#### Extracted data:
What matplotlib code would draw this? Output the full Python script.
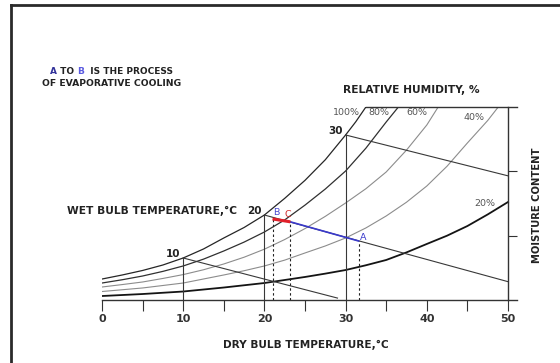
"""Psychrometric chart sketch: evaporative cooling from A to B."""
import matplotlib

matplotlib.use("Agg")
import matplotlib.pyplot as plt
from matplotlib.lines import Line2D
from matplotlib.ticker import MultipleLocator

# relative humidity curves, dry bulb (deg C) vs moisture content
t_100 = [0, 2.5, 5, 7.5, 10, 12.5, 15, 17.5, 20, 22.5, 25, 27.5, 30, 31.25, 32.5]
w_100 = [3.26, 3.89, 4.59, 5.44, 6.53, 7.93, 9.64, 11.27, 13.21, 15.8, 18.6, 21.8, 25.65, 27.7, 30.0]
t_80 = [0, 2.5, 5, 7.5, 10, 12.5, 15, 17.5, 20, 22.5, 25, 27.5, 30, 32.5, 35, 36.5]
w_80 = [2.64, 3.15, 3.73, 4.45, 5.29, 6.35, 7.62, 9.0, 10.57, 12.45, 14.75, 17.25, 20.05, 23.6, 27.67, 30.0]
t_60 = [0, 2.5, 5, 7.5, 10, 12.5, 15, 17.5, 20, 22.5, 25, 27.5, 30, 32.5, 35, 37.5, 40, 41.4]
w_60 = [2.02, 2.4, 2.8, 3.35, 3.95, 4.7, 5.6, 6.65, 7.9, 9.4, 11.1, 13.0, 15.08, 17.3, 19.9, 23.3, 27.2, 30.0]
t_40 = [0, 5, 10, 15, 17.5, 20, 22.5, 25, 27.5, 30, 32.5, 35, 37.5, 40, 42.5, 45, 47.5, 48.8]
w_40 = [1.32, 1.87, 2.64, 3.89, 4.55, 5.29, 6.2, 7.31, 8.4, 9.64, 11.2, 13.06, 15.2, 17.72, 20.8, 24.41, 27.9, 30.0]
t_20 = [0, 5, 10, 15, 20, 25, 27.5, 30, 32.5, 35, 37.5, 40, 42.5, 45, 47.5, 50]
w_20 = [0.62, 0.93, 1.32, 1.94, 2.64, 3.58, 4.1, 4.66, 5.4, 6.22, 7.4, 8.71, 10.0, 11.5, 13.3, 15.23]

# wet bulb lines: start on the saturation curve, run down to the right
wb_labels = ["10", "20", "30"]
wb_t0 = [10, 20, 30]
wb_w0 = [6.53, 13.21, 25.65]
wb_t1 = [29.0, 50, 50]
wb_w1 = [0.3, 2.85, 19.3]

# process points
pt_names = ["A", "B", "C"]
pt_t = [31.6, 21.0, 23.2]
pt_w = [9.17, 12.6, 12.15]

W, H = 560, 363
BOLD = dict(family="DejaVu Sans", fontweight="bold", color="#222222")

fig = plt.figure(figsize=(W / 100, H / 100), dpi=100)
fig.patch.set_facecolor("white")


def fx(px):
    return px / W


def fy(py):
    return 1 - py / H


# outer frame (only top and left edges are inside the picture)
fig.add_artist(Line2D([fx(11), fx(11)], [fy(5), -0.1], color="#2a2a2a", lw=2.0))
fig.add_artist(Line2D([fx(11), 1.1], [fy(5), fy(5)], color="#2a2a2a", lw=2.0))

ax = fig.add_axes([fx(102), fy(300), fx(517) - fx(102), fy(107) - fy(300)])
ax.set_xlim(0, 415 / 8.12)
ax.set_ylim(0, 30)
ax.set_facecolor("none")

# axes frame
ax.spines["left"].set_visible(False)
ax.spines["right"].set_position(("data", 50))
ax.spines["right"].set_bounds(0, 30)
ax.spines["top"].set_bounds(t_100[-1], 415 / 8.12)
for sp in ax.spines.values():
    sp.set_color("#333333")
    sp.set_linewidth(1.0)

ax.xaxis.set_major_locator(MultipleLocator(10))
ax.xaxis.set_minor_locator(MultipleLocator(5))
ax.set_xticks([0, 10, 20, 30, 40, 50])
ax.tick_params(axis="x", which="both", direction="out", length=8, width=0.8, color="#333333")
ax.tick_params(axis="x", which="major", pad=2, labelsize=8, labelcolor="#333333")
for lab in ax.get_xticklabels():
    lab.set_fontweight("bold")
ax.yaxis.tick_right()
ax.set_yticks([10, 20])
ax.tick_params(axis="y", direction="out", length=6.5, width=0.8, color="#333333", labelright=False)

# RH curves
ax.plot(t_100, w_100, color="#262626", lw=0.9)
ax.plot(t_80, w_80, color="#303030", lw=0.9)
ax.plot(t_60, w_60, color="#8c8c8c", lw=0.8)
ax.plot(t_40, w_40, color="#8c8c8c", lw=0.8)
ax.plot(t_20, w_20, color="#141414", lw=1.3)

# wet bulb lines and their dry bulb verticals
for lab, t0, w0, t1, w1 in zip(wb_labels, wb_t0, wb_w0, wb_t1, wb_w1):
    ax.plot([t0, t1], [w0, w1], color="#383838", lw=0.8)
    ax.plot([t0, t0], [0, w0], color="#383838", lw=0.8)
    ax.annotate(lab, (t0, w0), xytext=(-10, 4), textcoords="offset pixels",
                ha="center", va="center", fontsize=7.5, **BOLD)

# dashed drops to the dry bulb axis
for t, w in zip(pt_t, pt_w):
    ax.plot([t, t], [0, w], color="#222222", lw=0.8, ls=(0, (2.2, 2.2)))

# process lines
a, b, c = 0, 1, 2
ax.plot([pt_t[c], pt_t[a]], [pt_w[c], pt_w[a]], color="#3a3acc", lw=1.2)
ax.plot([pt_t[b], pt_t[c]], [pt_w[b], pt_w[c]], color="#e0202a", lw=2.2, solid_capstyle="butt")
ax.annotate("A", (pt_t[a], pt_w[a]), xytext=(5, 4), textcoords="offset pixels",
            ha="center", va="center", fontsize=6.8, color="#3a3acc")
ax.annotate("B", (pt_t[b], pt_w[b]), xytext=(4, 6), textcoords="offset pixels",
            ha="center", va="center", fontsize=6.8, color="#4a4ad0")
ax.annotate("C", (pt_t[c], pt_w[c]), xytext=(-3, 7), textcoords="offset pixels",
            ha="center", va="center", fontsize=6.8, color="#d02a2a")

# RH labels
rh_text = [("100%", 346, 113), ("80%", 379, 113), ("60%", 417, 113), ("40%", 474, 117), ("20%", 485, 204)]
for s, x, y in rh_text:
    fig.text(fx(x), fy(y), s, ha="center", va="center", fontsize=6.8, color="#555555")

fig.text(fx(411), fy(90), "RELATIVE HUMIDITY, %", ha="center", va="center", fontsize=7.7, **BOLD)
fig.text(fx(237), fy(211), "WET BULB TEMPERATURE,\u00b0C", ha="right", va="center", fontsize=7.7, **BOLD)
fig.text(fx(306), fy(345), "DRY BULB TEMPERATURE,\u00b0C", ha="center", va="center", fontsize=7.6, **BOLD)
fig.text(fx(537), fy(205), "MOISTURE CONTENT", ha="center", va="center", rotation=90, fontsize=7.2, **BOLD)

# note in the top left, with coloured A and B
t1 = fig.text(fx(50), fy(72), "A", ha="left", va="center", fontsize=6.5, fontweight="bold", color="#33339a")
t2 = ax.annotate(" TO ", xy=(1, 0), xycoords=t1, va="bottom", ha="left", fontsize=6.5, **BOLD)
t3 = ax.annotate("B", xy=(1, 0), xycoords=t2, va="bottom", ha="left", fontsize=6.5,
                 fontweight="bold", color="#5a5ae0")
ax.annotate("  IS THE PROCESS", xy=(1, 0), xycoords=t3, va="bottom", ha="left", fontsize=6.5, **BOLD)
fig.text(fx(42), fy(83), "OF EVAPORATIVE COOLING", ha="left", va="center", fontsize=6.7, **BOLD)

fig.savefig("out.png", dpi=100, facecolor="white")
---
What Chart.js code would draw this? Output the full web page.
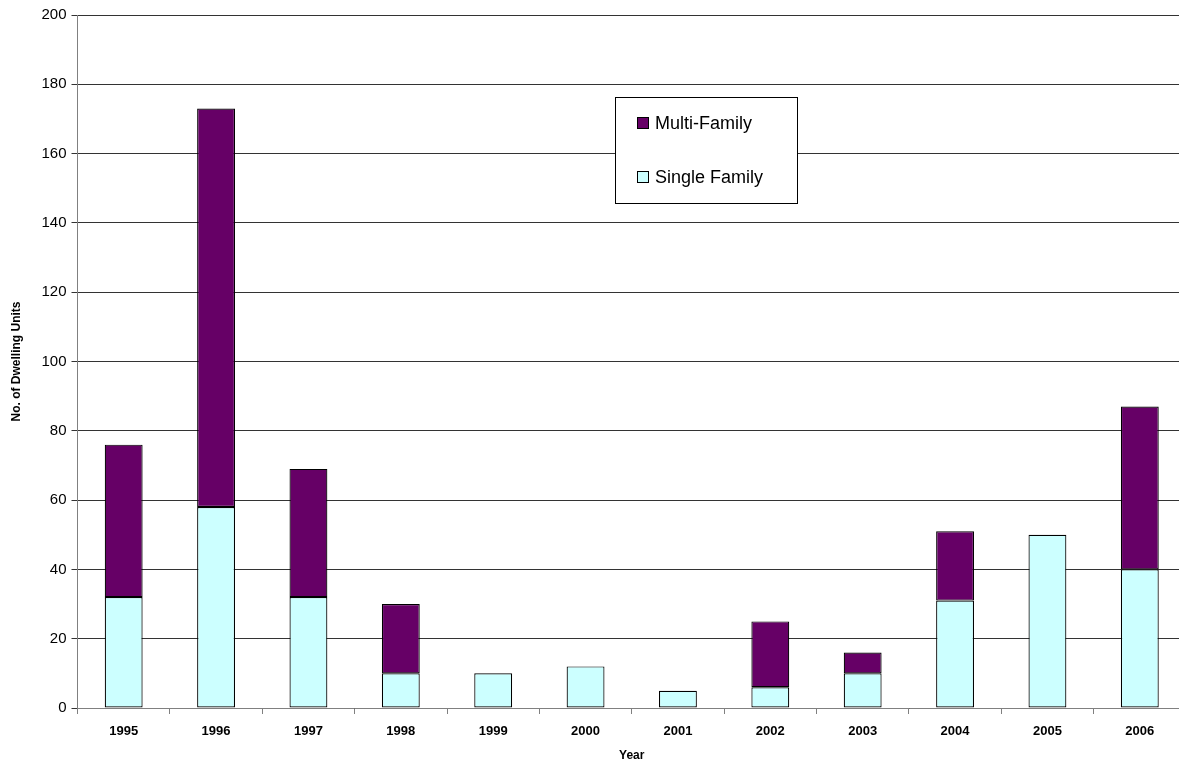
* * *
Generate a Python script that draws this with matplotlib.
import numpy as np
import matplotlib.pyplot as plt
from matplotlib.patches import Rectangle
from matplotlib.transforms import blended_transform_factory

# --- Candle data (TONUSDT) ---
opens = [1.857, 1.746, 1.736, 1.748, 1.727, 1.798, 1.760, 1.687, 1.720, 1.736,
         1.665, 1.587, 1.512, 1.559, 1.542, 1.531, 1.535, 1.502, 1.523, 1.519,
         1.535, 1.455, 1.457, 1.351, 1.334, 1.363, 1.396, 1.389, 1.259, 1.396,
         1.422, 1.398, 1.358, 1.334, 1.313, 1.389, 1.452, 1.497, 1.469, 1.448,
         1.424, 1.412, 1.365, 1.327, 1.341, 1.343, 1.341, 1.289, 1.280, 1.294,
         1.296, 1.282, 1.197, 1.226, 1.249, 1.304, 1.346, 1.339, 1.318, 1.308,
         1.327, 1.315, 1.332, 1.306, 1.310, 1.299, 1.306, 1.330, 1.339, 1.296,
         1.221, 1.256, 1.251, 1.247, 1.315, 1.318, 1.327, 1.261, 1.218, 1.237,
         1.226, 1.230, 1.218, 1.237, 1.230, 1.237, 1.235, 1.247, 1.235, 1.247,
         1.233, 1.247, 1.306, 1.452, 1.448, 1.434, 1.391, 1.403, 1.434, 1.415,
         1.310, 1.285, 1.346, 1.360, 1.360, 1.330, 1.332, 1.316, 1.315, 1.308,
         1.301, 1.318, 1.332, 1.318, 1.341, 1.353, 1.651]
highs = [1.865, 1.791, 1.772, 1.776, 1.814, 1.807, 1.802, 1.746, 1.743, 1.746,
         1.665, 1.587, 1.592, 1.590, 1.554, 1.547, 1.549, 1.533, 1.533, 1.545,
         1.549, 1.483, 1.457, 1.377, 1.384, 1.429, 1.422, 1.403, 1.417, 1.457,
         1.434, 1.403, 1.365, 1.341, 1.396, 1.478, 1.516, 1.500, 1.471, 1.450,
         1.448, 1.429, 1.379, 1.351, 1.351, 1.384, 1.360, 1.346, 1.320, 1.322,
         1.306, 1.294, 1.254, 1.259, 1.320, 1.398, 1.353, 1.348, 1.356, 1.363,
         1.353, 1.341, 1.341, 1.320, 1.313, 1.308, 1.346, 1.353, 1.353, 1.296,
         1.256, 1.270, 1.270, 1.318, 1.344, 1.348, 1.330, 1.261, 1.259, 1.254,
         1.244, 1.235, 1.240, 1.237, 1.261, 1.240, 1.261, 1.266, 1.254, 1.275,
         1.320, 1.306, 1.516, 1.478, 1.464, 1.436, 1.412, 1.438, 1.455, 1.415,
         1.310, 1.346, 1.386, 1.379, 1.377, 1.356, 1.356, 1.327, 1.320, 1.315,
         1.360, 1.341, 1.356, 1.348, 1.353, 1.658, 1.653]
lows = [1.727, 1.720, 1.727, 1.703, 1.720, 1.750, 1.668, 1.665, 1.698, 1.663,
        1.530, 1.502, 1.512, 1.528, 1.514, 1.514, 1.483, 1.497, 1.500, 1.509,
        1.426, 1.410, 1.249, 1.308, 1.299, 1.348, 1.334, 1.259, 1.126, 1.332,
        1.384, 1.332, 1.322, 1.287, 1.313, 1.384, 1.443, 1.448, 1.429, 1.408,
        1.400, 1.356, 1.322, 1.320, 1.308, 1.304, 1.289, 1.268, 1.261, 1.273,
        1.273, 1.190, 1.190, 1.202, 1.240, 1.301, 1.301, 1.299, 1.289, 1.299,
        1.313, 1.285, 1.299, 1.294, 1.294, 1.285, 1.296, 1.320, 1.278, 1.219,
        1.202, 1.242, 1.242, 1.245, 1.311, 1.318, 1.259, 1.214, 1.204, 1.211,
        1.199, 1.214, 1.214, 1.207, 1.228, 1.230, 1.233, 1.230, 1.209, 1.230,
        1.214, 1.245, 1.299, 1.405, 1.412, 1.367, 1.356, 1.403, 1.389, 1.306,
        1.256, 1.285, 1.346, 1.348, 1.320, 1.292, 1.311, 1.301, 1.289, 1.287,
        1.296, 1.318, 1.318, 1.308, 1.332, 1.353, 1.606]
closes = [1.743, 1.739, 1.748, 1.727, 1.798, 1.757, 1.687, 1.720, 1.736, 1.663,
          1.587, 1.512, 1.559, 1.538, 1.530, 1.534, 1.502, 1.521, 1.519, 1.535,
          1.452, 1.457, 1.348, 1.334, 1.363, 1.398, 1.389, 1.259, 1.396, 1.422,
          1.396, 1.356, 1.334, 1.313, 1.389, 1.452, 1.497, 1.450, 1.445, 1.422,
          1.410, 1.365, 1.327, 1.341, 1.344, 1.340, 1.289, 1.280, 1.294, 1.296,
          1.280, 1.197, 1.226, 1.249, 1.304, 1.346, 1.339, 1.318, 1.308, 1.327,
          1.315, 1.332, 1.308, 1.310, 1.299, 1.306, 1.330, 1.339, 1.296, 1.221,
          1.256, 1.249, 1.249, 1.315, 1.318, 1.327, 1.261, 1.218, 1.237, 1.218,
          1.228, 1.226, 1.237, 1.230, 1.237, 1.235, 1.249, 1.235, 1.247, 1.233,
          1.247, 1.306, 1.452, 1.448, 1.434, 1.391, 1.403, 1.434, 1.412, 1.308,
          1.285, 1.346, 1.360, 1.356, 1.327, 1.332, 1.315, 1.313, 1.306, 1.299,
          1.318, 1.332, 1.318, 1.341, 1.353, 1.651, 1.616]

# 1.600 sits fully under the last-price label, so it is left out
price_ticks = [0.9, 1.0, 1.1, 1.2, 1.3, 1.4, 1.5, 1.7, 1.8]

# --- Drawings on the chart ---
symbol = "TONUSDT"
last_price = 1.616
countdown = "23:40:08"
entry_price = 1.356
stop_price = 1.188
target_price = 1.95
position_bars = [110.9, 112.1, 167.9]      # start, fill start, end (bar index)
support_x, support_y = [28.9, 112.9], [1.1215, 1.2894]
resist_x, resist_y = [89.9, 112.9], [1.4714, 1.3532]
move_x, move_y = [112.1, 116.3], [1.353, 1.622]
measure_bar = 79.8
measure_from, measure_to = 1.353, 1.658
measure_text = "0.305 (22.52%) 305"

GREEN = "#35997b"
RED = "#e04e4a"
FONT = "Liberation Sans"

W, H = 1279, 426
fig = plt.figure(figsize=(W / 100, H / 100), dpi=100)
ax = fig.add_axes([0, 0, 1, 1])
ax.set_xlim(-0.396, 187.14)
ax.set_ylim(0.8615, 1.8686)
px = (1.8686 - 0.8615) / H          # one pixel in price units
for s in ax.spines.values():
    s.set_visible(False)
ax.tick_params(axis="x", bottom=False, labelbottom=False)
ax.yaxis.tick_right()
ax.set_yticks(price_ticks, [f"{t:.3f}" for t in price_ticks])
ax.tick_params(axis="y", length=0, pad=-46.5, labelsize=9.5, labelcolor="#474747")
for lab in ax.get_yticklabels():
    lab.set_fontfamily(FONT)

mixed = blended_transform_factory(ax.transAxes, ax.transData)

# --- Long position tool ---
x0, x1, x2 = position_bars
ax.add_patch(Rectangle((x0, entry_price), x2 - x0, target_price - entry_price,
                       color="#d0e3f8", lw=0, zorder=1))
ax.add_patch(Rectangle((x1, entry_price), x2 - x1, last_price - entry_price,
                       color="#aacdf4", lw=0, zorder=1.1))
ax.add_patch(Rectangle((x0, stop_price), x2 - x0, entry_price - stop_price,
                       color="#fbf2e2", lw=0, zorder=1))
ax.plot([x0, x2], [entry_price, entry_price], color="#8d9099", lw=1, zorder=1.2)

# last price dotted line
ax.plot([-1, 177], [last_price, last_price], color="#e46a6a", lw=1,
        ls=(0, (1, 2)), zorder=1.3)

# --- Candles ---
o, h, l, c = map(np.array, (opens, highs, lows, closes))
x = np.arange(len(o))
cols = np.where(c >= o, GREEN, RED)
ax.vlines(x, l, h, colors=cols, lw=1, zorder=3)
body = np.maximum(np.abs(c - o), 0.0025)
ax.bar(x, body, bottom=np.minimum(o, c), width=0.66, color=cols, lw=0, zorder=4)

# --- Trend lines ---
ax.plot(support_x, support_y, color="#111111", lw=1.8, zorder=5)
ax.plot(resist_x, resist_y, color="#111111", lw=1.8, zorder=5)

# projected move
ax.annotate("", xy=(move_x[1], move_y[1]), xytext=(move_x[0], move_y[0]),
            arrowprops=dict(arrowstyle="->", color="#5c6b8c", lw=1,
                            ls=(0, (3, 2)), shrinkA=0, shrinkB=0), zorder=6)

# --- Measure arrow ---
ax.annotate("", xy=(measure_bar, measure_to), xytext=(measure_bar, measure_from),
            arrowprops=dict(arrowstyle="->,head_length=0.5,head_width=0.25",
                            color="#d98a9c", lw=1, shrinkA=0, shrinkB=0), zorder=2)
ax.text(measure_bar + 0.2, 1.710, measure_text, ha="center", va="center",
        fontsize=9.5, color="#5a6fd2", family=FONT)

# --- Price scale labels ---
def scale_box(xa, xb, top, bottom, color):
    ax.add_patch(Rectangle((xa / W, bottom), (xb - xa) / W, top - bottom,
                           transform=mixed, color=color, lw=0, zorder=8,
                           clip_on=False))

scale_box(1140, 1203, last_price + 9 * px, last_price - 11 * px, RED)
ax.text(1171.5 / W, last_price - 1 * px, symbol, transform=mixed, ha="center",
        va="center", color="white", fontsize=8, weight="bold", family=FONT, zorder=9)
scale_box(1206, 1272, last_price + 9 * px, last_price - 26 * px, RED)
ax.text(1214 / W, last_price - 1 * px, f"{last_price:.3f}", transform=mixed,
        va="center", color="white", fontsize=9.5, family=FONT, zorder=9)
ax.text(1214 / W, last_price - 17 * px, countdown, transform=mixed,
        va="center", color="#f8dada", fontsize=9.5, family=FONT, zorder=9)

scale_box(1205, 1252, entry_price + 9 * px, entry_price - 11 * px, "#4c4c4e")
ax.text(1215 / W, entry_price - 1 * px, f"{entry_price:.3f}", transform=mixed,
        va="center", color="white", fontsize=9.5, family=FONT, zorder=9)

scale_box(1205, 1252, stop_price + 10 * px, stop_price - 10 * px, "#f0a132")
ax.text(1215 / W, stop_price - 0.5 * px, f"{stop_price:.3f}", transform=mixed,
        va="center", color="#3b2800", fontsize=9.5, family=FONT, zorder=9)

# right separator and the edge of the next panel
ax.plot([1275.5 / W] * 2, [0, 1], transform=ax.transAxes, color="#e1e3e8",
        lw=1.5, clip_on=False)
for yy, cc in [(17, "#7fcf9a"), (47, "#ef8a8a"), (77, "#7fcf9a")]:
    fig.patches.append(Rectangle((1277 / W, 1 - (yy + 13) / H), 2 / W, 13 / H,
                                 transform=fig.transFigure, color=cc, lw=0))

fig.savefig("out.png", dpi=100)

#### Exercise:
In the listing above, find the line with "Generate a Python" and the line with "from matplotlib.transforms import", then print exactly those two lines and every line between them, and nothing more.

#### Response to the exercise:
Generate a Python script that draws this with matplotlib.
import numpy as np
import matplotlib.pyplot as plt
from matplotlib.patches import Rectangle
from matplotlib.transforms import blended_transform_factory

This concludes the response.